I like to say that my Mom and Dad were the original Brad and Angelina (if Brangelina lived in a small fishing town and made cabbage rolls), but in fact my mother's parents were the ones who first made blended families the norm. I had a Jewish auntie -- Anne-Marie's parents had taken in a girl from Czechoslovakia during World War II and raised her as their own. My grandparents were far from rich, but it was not strange for them to stretch their means to provide for others. And that's how it was for my parents; we didn't have money but we always ate well.

In my book Yes, Chef you can see old photos of them: my Mom with her beautiful, long hair and my dark blonde Dad, sporting a stylishly scruffy beard. They were so cool, so ahead of their time, without even trying. So many of our neighbors and my friends couldn't understand what my parents had done in adopting us, especially children from Ethiopia, but the impact on our extended family was immediate. I had Canadian relatives and cousins from Korea. If we got into fights at school, it wasn't because we were adopted. If we didn't understand what a word meant, it wasn't because we were adopted. My mother made sure that fact never creeped into conversation and she didn't let it define us.
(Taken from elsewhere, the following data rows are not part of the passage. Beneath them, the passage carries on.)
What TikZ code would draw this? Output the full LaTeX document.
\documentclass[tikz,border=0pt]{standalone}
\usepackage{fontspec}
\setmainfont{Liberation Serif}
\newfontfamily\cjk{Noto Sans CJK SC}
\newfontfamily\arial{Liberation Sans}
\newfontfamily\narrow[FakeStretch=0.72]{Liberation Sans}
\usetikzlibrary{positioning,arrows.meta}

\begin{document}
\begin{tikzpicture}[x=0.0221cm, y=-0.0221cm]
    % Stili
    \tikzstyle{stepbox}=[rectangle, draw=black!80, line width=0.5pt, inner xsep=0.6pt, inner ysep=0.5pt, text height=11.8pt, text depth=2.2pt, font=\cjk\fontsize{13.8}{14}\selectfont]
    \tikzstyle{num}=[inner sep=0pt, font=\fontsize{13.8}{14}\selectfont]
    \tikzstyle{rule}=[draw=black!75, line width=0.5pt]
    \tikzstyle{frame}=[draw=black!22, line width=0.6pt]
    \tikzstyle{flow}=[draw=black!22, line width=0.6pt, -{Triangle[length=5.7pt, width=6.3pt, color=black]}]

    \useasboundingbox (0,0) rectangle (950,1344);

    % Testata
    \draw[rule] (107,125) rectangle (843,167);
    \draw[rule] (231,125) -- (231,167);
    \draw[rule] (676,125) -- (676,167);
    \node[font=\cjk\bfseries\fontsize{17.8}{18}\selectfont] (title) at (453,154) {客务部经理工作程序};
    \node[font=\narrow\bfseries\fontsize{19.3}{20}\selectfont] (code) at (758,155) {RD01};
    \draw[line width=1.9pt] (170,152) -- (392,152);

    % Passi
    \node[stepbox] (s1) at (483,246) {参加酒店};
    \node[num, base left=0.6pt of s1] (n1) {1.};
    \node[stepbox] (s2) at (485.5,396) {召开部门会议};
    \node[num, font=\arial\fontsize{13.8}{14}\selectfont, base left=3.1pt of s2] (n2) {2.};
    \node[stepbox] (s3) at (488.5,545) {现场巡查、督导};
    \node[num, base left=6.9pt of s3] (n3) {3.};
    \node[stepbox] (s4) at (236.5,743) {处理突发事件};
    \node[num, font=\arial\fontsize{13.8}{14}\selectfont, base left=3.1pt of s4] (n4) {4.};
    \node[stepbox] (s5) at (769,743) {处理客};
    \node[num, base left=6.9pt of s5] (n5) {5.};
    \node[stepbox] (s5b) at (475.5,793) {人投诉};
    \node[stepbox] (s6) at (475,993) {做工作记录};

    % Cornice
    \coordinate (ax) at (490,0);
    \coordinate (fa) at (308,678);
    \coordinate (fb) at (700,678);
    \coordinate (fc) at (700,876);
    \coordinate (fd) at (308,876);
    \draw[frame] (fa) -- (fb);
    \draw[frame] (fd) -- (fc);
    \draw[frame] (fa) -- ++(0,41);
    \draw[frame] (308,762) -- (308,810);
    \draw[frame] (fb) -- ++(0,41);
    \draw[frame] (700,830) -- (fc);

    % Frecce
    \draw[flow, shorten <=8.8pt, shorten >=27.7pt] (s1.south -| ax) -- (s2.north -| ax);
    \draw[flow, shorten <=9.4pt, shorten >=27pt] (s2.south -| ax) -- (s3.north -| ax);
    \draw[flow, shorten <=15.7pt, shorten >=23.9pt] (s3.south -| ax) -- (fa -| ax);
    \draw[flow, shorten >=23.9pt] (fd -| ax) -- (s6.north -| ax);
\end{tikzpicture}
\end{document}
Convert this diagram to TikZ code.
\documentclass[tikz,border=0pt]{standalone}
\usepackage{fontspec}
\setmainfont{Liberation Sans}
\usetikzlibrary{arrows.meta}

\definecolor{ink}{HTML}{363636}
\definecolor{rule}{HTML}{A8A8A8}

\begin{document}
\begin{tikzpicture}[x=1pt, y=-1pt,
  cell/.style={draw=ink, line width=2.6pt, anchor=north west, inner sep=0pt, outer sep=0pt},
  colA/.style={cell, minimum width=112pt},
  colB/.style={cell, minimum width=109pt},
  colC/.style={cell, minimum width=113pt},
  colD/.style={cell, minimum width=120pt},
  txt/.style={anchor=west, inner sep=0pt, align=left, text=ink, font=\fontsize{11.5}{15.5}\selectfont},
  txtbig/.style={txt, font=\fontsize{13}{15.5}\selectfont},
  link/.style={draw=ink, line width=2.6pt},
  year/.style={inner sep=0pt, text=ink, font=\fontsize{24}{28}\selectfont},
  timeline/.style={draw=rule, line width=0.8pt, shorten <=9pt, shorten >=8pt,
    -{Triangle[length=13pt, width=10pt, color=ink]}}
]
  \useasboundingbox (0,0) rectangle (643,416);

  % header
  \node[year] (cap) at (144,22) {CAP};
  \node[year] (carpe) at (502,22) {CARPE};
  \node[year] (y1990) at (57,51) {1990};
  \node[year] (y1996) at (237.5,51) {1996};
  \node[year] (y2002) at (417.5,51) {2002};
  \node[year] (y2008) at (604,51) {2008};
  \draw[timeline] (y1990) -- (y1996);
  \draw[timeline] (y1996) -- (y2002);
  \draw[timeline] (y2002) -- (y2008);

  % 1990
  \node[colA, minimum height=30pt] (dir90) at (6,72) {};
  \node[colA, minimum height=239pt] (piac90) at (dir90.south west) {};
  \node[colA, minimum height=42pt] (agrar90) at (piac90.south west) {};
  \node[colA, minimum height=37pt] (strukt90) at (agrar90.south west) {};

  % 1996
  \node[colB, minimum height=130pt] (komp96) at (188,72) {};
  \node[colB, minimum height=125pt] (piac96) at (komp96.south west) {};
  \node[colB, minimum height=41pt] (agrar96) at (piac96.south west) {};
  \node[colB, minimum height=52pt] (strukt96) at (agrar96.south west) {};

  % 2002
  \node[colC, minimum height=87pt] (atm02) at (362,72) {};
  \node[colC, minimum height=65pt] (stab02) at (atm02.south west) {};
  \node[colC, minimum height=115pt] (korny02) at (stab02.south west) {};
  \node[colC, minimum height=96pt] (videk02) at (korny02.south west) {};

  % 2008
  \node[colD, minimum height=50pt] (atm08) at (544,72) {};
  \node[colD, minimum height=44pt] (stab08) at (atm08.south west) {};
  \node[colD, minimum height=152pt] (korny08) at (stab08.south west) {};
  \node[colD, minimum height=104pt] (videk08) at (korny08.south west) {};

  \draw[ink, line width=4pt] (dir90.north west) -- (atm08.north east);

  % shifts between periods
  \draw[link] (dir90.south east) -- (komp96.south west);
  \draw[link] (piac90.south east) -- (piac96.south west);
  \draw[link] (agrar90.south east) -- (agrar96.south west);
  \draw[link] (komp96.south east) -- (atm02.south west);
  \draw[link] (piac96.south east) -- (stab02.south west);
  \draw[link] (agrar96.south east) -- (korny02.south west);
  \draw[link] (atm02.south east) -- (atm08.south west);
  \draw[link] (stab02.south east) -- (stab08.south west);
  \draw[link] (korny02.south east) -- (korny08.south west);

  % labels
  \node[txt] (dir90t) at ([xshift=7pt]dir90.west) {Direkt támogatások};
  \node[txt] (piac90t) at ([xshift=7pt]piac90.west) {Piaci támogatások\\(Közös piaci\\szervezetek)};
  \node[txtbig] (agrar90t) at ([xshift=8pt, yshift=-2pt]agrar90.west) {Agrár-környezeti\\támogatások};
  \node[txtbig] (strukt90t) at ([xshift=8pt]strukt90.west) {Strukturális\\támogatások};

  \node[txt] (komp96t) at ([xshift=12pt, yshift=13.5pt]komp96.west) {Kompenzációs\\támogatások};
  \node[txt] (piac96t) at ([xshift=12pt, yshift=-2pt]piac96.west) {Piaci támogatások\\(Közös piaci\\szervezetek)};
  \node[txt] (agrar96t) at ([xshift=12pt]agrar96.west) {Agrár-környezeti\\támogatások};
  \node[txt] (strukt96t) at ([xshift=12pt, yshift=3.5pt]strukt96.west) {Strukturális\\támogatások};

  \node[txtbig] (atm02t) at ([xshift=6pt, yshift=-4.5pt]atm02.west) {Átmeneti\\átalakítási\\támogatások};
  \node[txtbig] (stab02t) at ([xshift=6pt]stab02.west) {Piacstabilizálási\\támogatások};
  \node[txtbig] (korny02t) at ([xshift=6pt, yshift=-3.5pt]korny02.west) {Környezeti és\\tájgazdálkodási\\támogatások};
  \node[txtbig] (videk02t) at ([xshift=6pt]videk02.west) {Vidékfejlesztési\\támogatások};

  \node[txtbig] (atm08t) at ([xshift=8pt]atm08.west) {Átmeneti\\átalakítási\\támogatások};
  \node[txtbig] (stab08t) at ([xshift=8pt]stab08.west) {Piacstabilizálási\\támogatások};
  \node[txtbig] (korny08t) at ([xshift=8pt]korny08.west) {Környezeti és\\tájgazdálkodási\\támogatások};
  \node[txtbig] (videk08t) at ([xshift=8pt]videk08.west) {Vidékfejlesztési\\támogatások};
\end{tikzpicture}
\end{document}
But that didn't mean we were oblivious to the fact that Linda and I had white parents and my parents had black children. This one time we were visiting D.C. and my mother had to take us kids and leave the city. She had been so excited to come to America, to buy copies of Essence and Ebony magazine so she could learn how to comb our hair and buy the products she needed to tame our unruly afros. But she was getting it from both sides -- white people couldn't understand what this Swedish woman was doing with two little Ethiopian children, and black people would be constantly asking her a thousand questions. This was the 1970's and there weren't celebrities adopting children from African countries. I was about eight years old at the time and I can remember thinking Anne-Marie was most disappointed because her expectations of that trip were not met; how times had changed when I accompanied my mom to a conference for adopted children and their families in our nation's capital some 30 years later.

My father loved to take us on historical vacations and you should have seen the stares we received in East Berlin. We had just come from the West -- the people were so diverse and colorful -- but the eastern part of Germany was so gray and we stood out, my tall Swedish parents and their three small children with jackets, gloves and hair that put Michael Jackson and Prince to shame. Here, I remember the looks we got, but by that time our family had gotten used to it. We knew we had different skin colors and were from different countries, but that never stopped my parents from doing the hard work of parenting. My parents were there: in front of me, behind me, in the middle of my life at all times: reprimanding me, giving me confidence, teaching me valuable lessons, to help make me the man I am today.

A dozen times a week, easily, I am stopped on the street by someone -- most often a woman -- who tells me that she is the mother of an adopted child. More and more, over the past few years, these women have adopted a child from Ethiopia and they've read about me or seen me on TV and know my story. While I love to hear these stories, I always wonder when will be the time the "norm" will flip on its head again. Will there be black parents adopting white kids? I'm waiting for the moment when some rich Nigerian man decides he wants to adopt an Asian child. Is this happening yet and if not, what will it take to change the conversation? In an open-minded world, everything is a possibility.

When I ride the subway back and forth, sometimes I look at the other passengers and wonder if any of them are children who have been adopted or parents who have adopted. That clearly wasn't the case for me -- it was obvious we weren't Anne-Marie and Lennart's biological children. Not knowing and wondering how many people on that train might come from blended families gives me hope that in time we'll see a broader range of cross-race adoptions and it will seem as commonplace as a Swedish family adopting two siblings from Ethiopia seems today. And once we achieve that, we'll find momentum to start another conversation.